The show struggled to satirize American politics in season six since its characters suddenly mirrored reality. “Veep” worked so well in the past as an alternate reality, where policy lightweights deceive the American people on an almost daily basis. In season six, the show struggled to differentiate itself from our current politics while also lacking clear direction or justification for its own existence.  

The solution to this problem in season seven: Go way over the top. The show doubled down on its edgy and dark humor, dialing up the insanity to best what is happening in the White House. Meyer at one point celebrates a mass shooting with her staff since it allows her to cancel her doomed announcement speech.  

This strategy keeps the show ahead of the curve while still satirizing, instead of mirroring, modern politics. However, to get to this point, some of the comments made by Ryan are so absurd, that it is actually hard to believe his candidacy is still viable. It is also hard to imagine Meyer winning, when she simply cannot explain why she wants to be President. She asks her staff, getting responses ranging from “So I could nuke America” to “As a child of a Native American….”, which she quickly cuts off with a condescending, “I get the jist.” In her campaign announcement, she ends up just stealing lines from an earlier conversation she had with an angry worker who was stiffed by her last campaign. 

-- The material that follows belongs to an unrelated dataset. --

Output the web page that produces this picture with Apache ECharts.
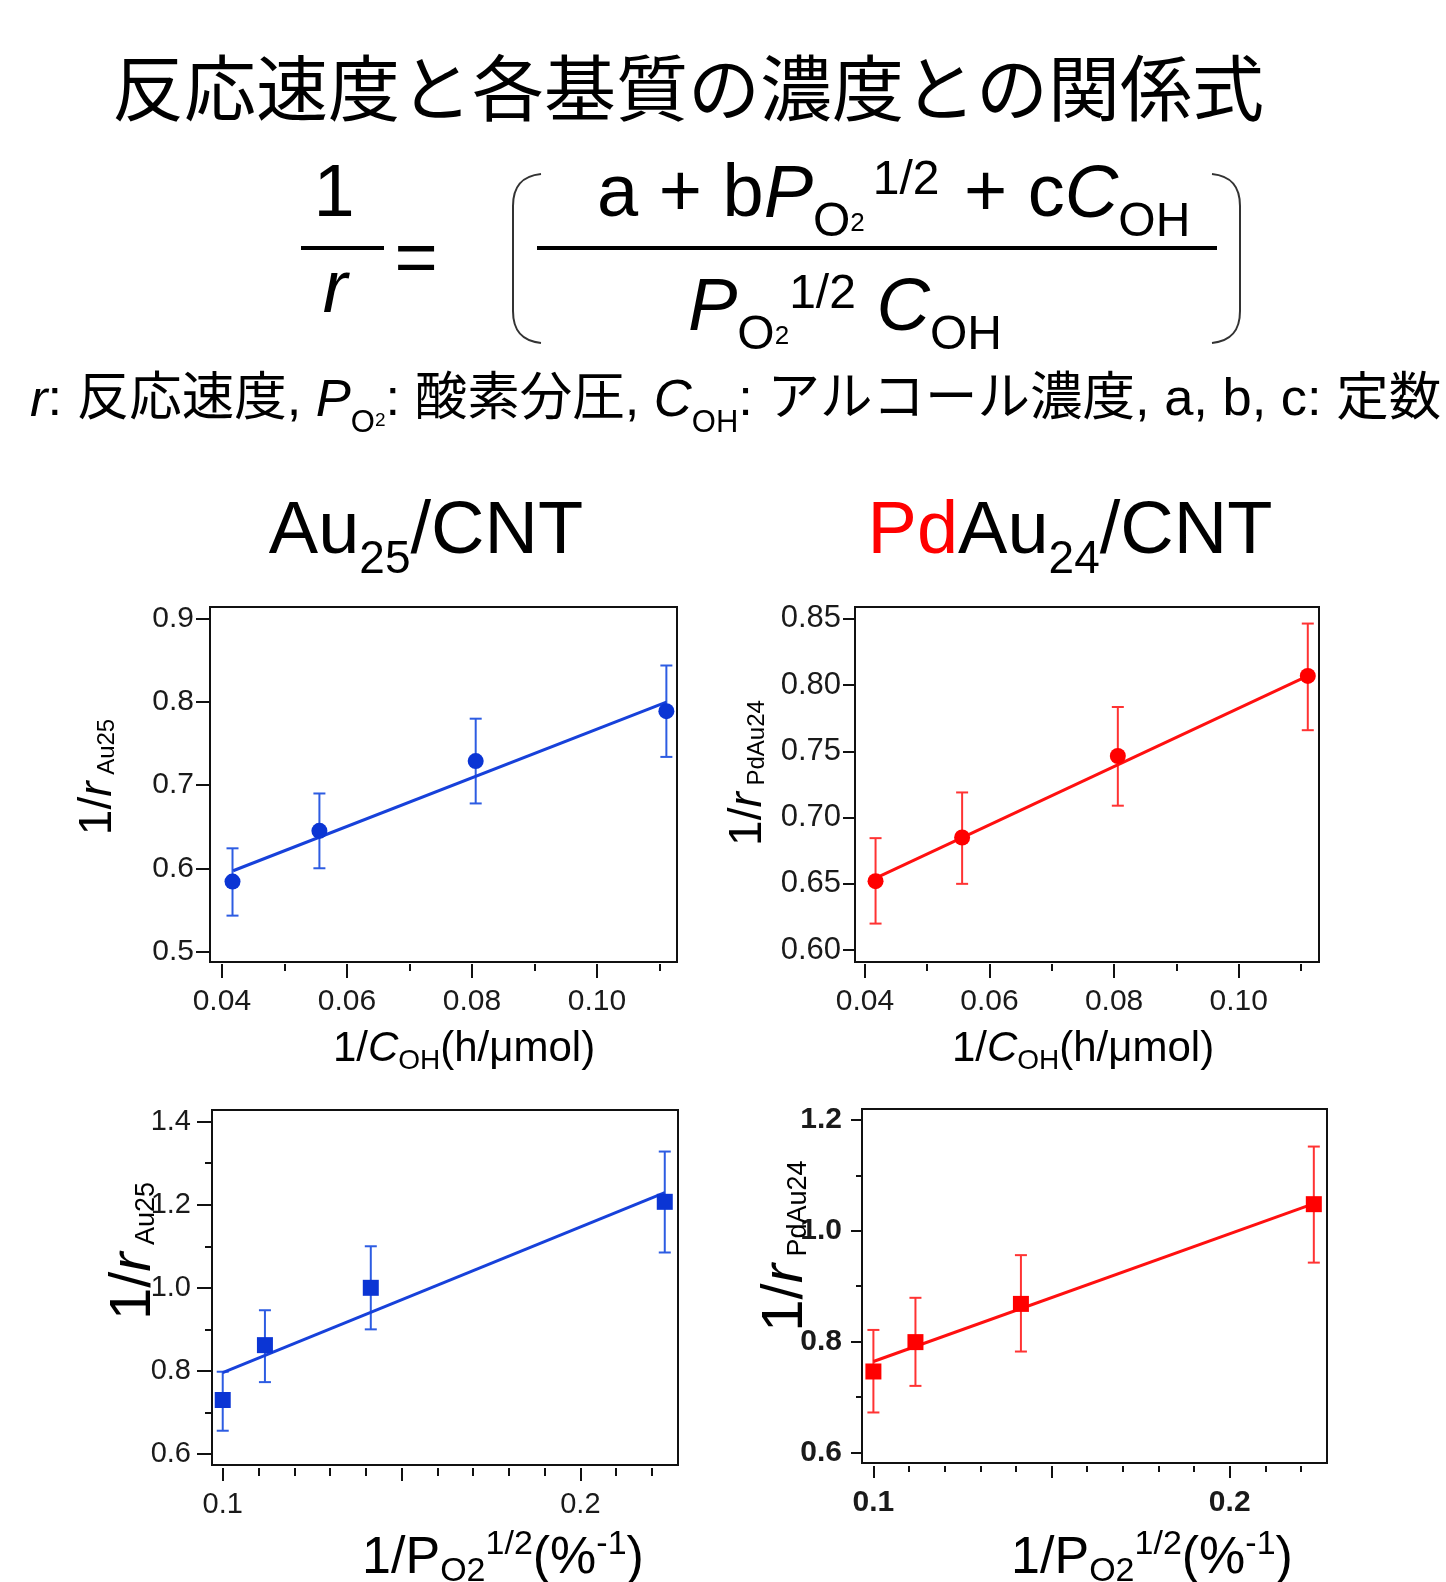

“Veep” has been a cornerstone of HBO’s television programming for years now, and it will go down in history as one of the most critically celebrated shows in TV history. The show won 15 total Emmys, including six straight years of the show’s star Julia Louis-Dreyfous taking home the Emmy for Outstanding Actress in a Comedy Series. “Veep” is the funniest show ever made about politics and one of the funniest shows, period. Hopefully, the last season will solidify this legacy.